Bud Cribley, who was moved by the Trump administration from the Bureau of Land Management to the Fish and Wildlife Service, will advise the bureau on Alaska issues. Juan Palma, a veteran BLM employee, will return to work on climate change and environmental justice.

Bureau of Land Management sign

The Bureau of Land Management has hired Bud Cribley and Juan Palma as senior advisers. Francis Chung/E&E News

The Bureau of Land Management is bringing back two former state directors to fill two senior policy posts that will oversee implementation of policies addressing climate change and environmental justice and issues impacting federal lands in Alaska.

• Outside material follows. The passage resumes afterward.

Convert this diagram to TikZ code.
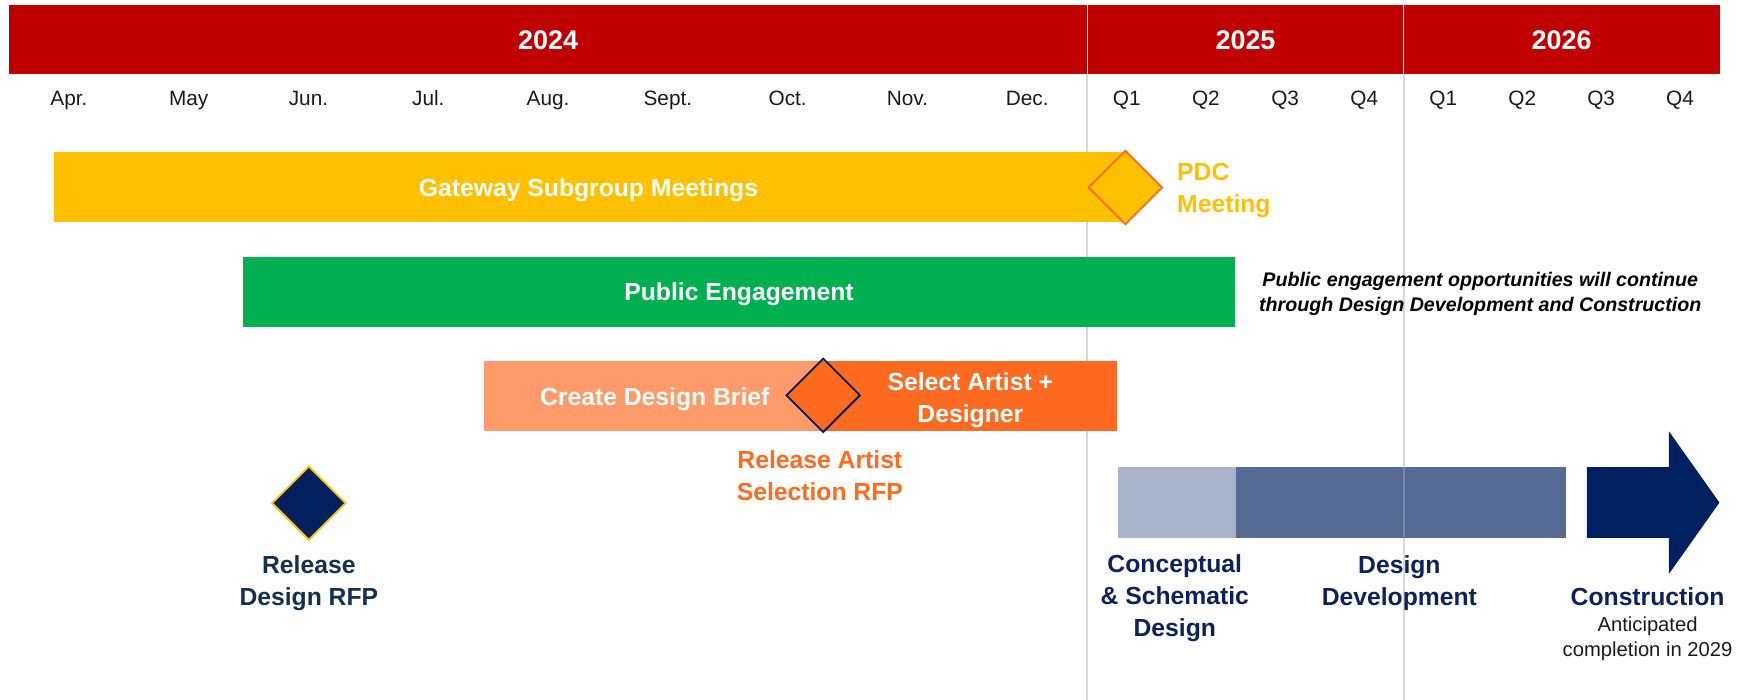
\documentclass[tikz,border=0pt]{standalone}
\usepackage{fontspec}
\setmainfont{Liberation Sans}
\usetikzlibrary{shapes.geometric}
\definecolor{hdrred}{HTML}{C00000}
\definecolor{gold}{HTML}{FFC000}
\definecolor{pegreen}{HTML}{00B050}
\definecolor{salmon}{HTML}{FF9B6A}
\definecolor{orng}{HTML}{FF6A21}
\definecolor{navy}{HTML}{002060}
\definecolor{lblnavy}{HTML}{0B2160}
\definecolor{rfpnavy}{HTML}{13304F}
\definecolor{steellt}{HTML}{A8B3CA}
\definecolor{steel}{HTML}{556A94}
\definecolor{gridgrey}{HTML}{D9D6D3}
\definecolor{ink}{HTML}{1A1A1A}
\begin{document}
\begin{tikzpicture}[x=1pt,y=-1pt,
  yearlbl/.style={text=white,font=\fontsize{24}{28}\selectfont\bfseries,anchor=base,inner sep=0},
  month/.style={text=ink,font=\fontsize{18.5}{22}\selectfont,anchor=base,inner sep=0},
  bar/.style={draw=none,rectangle,inner sep=0},
  lbl/.style={font=\fontsize{22}{28.5}\selectfont\bfseries,anchor=base,inner sep=0,align=center},
  msdiamond/.style={diamond,aspect=1,minimum width=66,minimum height=66,inner sep=0,line width=1.6pt},
  grid/.style={draw=gridgrey,line width=1.2pt}
]
\useasboundingbox (0,0) rectangle (1568,623);
% header
\node[bar,fill=hdrred,minimum width=1523,minimum height=62,anchor=north west] (hdr) at (8,4) {};
\coordinate (s1top) at (968,4);
\coordinate (s1bot) at (968,623);
\coordinate (s2top) at (1250,4);
\coordinate (s2bot) at (1250,623);
\draw[grid] (968,66) -- (s1bot);
\draw[grid] (1250,66) -- (s2bot);
\draw[white,line width=1pt] (s1top) -- (968,66);
\draw[white,line width=1pt] (s2top) -- (1250,66);
\node[yearlbl] (y24) at (488,44.5) {2024};
\node[yearlbl] (y25) at (1109,44.5) {2025};
\node[yearlbl] (y26) at (1390.5,44.5) {2026};
\foreach \t [count=\i] in {Apr.,May,Jun.,Jul.,Aug.,Sept.,Oct.,Nov.,Dec.}
  \node[month] (m\i) at ({8+106.667*(\i-0.5)},93.7) {\t};
\foreach \t [count=\i] in {Q1,Q2,Q3,Q4}
  \node[month] (qa\i) at ({968+70.5*(\i-0.5)},93.7) {\t};
\foreach \t [count=\i] in {Q1,Q2,Q3,Q4}
  \node[month] (qb\i) at ({1250+70.25*(\i-0.5)},93.7) {\t};
% gateway
\node[bar,fill=gold,minimum width=955,minimum height=63] (gw) at (525.5,166.5) {};
\node[lbl,text=white] (gwl) at (524,175) {Gateway Subgroup Meetings};
\node[msdiamond,fill=gold,draw=orng] (pdc) at (1002,167) {};
\node[lbl,text=gold,anchor=base west,align=left] (pdcl) at (1048,189) {PDC\\Meeting};
% public engagement
\node[bar,fill=pegreen,minimum width=884,minimum height=62] (pe) at (658,260) {};
\node[lbl,text=white] (pel) at (658,268) {Public Engagement};
\node[font=\fontsize{17.5}{22}\selectfont\bfseries\itshape,text=black,align=center,anchor=base,inner sep=0] (note) at (1318,277)
  {Public engagement opportunities will continue\\through Design Development and Construction};
% design brief
\node[bar,fill=salmon,minimum width=302,minimum height=63] (brief) at (582,352.5) {};
\node[bar,fill=orng,minimum width=262,minimum height=63] (sel) at (864,352.5) {};
\node[lbl,text=white] (briefl) at (583,361) {Create Design Brief};
\node[lbl,text=white] (sell) at (864,376) {Select Artist +\\Designer};
\node[msdiamond,fill=orng,draw=navy] (ars) at (733,352) {};
\node[lbl,text=orng] (arsl) at (730,446) {Release Artist\\Selection RFP};
% release design RFP
\node[msdiamond,fill=navy,draw=gold] (rfp) at (275,448) {};
\node[lbl,text=rfpnavy] (rfpl) at (275,539) {Release\\Design RFP};
% phases
\node[bar,fill=steellt,minimum width=105.5,minimum height=62.5,anchor=north west] (csd) at (995,416) {};
\node[bar,fill=steel,minimum width=294,minimum height=62.5,anchor=north west] (dd) at (1100.5,416) {};
\draw[grid,draw opacity=0.3] (1250,416) -- (1250,478.5);
\fill[navy] (1413,416) -- (1486,416) -- (1486,384) -- (1531,447.5) -- (1486,511) -- (1486,479) -- (1413,479) -- cycle;
\node[lbl,text=lblnavy] (csdl) at (1046,567) {Conceptual\\\& Schematic\\Design};
\node[lbl,text=lblnavy] (ddl) at (1246,539) {Design\\Development};
\node[lbl,text=lblnavy] (conl) at (1467,539) {Construction};
\node[font=\fontsize{18}{22}\selectfont,text=ink,align=center,anchor=base,inner sep=0] (antl) at (1467,584.5) {Anticipated\\completion in 2029};
\end{tikzpicture}
\end{document}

The two senior advisers are Bud Cribley — a former BLM Alaska state director who was removed from his position in June 2017 by then-Interior Secretary Ryan Zinke and transferred to the Fish and Wildlife Service — and Juan Palma, who retired as director of BLM’s Utah office in March 2015 after three decades at the bureau and the Forest Service.

BLM Director Tracy Stone-Manning announced the appointments in an email sent today to the members of the bureau’s executive leadership team that featured the subject line “Returning colleagues.”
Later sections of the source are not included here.